Comparison of pivot selection algorithms

7 Conclusion, discussion and future work

Metric space can serve as a universal abstraction of a wide range of data types, and building system for metric space is an effective approach to conquer the “variety” challenge of big data. Pivot selection imposes coordinates to data in metric space and is usually the first step of metric-space data management and analysis.

In this paper, we first show the importance of pivot selection, then survey the state of the art of pivot selection from the perspectives of objective function, number of pivots, and selection algorithm, and finally make new proposals for pivot selection from each of the perspectives above.

Bustos et al.’s objective function generally performs well. The radius-sensitive object function is particularly for range query indexing. For other data management of analysis tasks, such as clustering, classification, more specific objective functions can be studied.

The intrinsic dimension of data is commonly accepted as a choice of the number of pivots. We propose a new estimation method that is faster than one of the best existing methods with comparable accuracy.

The pivot space model makes it possible to estimate intrinsic dimension a metric space with dimension reduction method for multi-dimensional space. More work is expected alone this direction. Intrinsic dimensions estimated this way is the dimension of a multi-dimensional space into which a metric space is embedded. Other properties, such as degree of freedom and manifold, of a metric space also deserve investigation.

The incremental sampling pivot selection framework is generalized from Bustos et al.’s algorithm. We proposed new heuristics for candidate set and evaluation set, which are experimentally shown to outperform Bustos et al.’s algorithm. More objective function, candidate set heuristic and evaluation set heuristic can be defined and easily plugged into this framework for the study of pivot selection algorithms.

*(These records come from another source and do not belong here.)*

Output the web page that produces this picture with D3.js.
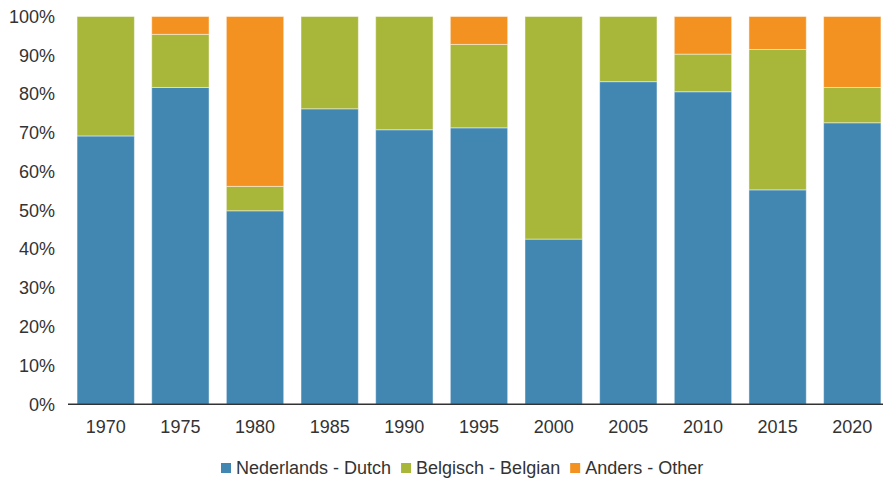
<!DOCTYPE html>
<meta charset="utf-8">
<script src="https://d3js.org/d3.v7.min.js"></script>
<style>
  body { margin: 0; background: #fff; }
  text { font-family: "Liberation Sans", Arial, sans-serif; fill: #333; }
</style>
<div id="chart"></div>
<script>
  // data (percent of total)
  var years = ["1970", "1975", "1980", "1985", "1990", "1995", "2000", "2005", "2010", "2015", "2020"];
  var dutch   = [69.2, 81.7, 49.9, 76.2, 70.8, 71.3, 42.6, 83.2, 80.6, 55.3, 72.6];
  var belgian = [30.8, 13.7,  6.3, 23.8, 29.2, 21.5, 57.4, 16.8,  9.7, 36.2,  9.1];
  var other   = [ 0.0,  4.6, 43.8,  0.0,  0.0,  7.2,  0.0,  0.0,  9.7,  8.5, 18.3];
  var seriesNames = ["Nederlands - Dutch", "Belgisch - Belgian", "Anders - Other"];
  var colors = ["#4287b2", "#a8b73a", "#f39220"];
  var yTicks = [0, 10, 20, 30, 40, 50, 60, 70, 80, 90, 100];

  var W = 883, H = 479;
  var FONT = "18px";
  var svg = d3.select("#chart").append("svg")
    .attr("width", W).attr("height", H);

  var x = d3.scaleBand()
    .domain(years)
    .range([68.4, 889.6])
    .paddingInner(0.232)
    .paddingOuter(0.116);

  var y = d3.scaleLinear()
    .domain([0, 100])
    .range([404.3, 16.5]);

  // build table for the stack
  var table = years.map(function (yr, i) {
    return { year: yr, dutch: dutch[i], belgian: belgian[i], other: other[i] };
  });
  var stacked = d3.stack().keys(["dutch", "belgian", "other"])(table);

  svg.append("g")
    .selectAll("g")
    .data(stacked)
    .join("g")
    .attr("fill", function (d, i) { return colors[i]; })
    .selectAll("rect")
    .data(function (d) { return d.filter(function (p) { return p[1] - p[0] > 0; }); })
    .join("rect")
    .attr("x", function (d) { return x(d.data.year); })
    .attr("y", function (d) { return y(d[1]); })
    .attr("width", x.bandwidth())
    .attr("height", function (d) { return y(d[0]) - y(d[1]); })
    .attr("stroke", "#ffffff")
    .attr("stroke-opacity", 0.45)
    .attr("stroke-width", 1);

  // y axis labels
  var yAxis = svg.append("g")
    .attr("transform", "translate(55,0)")
    .call(d3.axisLeft(y).tickValues(yTicks).tickSize(0).tickPadding(0)
      .tickFormat(function (d) { return d + "%"; }));
  yAxis.select(".domain").remove();
  yAxis.selectAll("text")
    .attr("font-size", FONT)
    .attr("font-family", "Liberation Sans, Arial, sans-serif")
    .attr("fill", "#333");

  // x axis
  var xAxis = svg.append("g")
    .attr("transform", "translate(0," + y(0) + ")")
    .call(d3.axisBottom(x).tickSize(0).tickPadding(16));
  xAxis.select(".domain").remove();
  xAxis.selectAll("text")
    .attr("font-size", FONT)
    .attr("font-family", "Liberation Sans, Arial, sans-serif")
    .attr("fill", "#333");

  svg.append("line")
    .attr("x1", 68).attr("x2", 883)
    .attr("y1", y(0)).attr("y2", y(0))
    .attr("stroke", "#333")
    .attr("stroke-width", 1.5);

  // legend
  var legend = svg.append("g").attr("transform", "translate(221,468)");
  var lx = 0;
  seriesNames.forEach(function (name, i) {
    var g = legend.append("g").attr("transform", "translate(" + lx + ",0)");
    g.append("rect")
      .attr("x", 0).attr("y", -5)
      .attr("width", 10).attr("height", 10)
      .attr("fill", colors[i]);
    var t = g.append("text")
      .attr("x", 15).attr("y", 0)
      .attr("dy", "0.35em")
      .attr("font-size", FONT)
      .text(name);
    var w = t.node().getComputedTextLength();
    lx += 15 + w + 10;
  });
</script>
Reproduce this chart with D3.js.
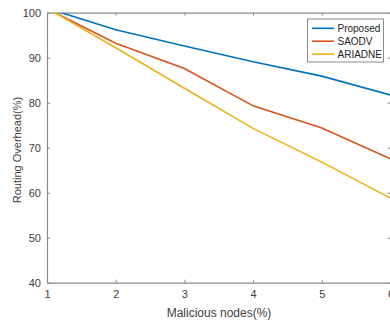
<!DOCTYPE html>
<html><head><meta charset="utf-8">
<script src="https://cdn.jsdelivr.net/npm/d3@7"></script>
<style>html,body{margin:0;padding:0;background:#fff;}svg{display:block;}</style>
</head><body>
<svg id="chart" width="390" height="320"></svg>
<script>
const xValues = [1, 2, 3, 4, 5, 6];
const proposed = [101, 96.2, 92.6, 89.1, 85.9, 81.7];
const saodv = [100.9, 93.2, 87.6, 79.3, 74.4, 67.5];
const ariadne = [101, 92.2, 83.2, 74.3, 66.8, 58.8];
const seriesNames = ["Proposed", "SAODV", "ARIADNE"];
const seriesColors = ["#0072BD", "#D95319", "#EDB120"];
const xTicks = [1, 2, 3, 4, 5, 6];
const yTicks = [40, 50, 60, 70, 80, 90, 100];
const xLabel = "Malicious nodes(%)";
const yLabel = "Routing Overhead(%)";

const svg = d3.select("#chart");
const m = {l: 47, r: 390.5, t: 12.7, b: 282.7};
const x = d3.scaleLinear().domain([1, 6]).range([m.l, m.r]);
const y = d3.scaleLinear().domain([40, 100]).range([m.b, m.t]);
const font = "Liberation Sans, Arial, sans-serif";
const axisColor = "#8a8a8a";
const textColor = "#404040";

svg.append("defs").append("clipPath").attr("id", "clip")
  .append("rect").attr("x", m.l).attr("y", m.t).attr("width", m.r - m.l).attr("height", m.b - m.t);

function styleAxis(g) {
  g.select(".domain").attr("stroke", axisColor).attr("stroke-width", 1.2);
  g.selectAll(".tick line").attr("stroke", axisColor);
  g.selectAll(".tick text").attr("fill", textColor).attr("font-family", font).attr("font-size", 11);
}

const gx = svg.append("g").attr("transform", `translate(0,${m.b})`)
  .call(d3.axisBottom(x).tickValues(xTicks).tickFormat(d3.format("d")).tickSizeInner(-3).tickSizeOuter(0).tickPadding(8));
styleAxis(gx);
const gxt = svg.append("g").attr("transform", `translate(0,${m.t})`)
  .call(d3.axisTop(x).tickValues(xTicks).tickFormat("").tickSizeInner(-3).tickSizeOuter(0));
styleAxis(gxt);
const gy = svg.append("g").attr("transform", `translate(${m.l},0)`)
  .call(d3.axisLeft(y).tickValues(yTicks).tickFormat(d3.format("d")).tickSizeInner(-3).tickSizeOuter(0).tickPadding(6));
styleAxis(gy);
const gyr = svg.append("g").attr("transform", `translate(${m.r},0)`)
  .call(d3.axisRight(y).tickValues(yTicks).tickFormat("").tickSizeInner(-3).tickSizeOuter(0));
styleAxis(gyr);

const line = d3.line().x((d, i) => x(xValues[i])).y(d => y(d));
[proposed, saodv, ariadne].forEach((s, i) => {
  svg.append("path").datum(s).attr("d", line).attr("fill", "none")
    .attr("stroke", seriesColors[i]).attr("stroke-width", 1.6)
    .attr("clip-path", "url(#clip)");
});

svg.append("text").attr("x", 219).attr("y", 316.5).attr("text-anchor", "middle")
  .attr("font-family", font).attr("font-size", 12).attr("fill", textColor).text(xLabel);
svg.append("text").attr("transform", `translate(21,150) rotate(-90)`).attr("text-anchor", "middle")
  .attr("font-family", font).attr("font-size", 11).attr("fill", textColor).text(yLabel);

const lg = svg.append("g");
lg.append("rect").attr("x", 307.5).attr("y", 19).attr("width", 76).attr("height", 43)
  .attr("fill", "#fff").attr("stroke", axisColor).attr("stroke-width", 1);
seriesNames.forEach((n, i) => {
  const yy = 28.3 + i * 12.9;
  lg.append("line").attr("x1", 312).attr("x2", 334).attr("y1", yy).attr("y2", yy)
    .attr("stroke", seriesColors[i]).attr("stroke-width", 1.6);
  lg.append("text").attr("x", 337.5).attr("y", yy + 3.6).attr("font-family", font)
    .attr("font-size", 10).attr("fill", "#222").text(n);
});
</script>
</body></html>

The pivot space model also makes it possible to exploit dimension reduction for multi-dimensional space for pivot selection for metric space. More work is expected alone this direction, especially non-linear methods.

Further, it is of interesting to see how good the pivot selection algorithms work. That is, how far the objective function values of pivots selected by those algorithms are from that of the brutal force method.

In conclusion, this paper surveys the state of the art of pivot selection, and makes new proposals. More work is expected for pivot selection, an important component to conquer the “variety” challenge of big data problems.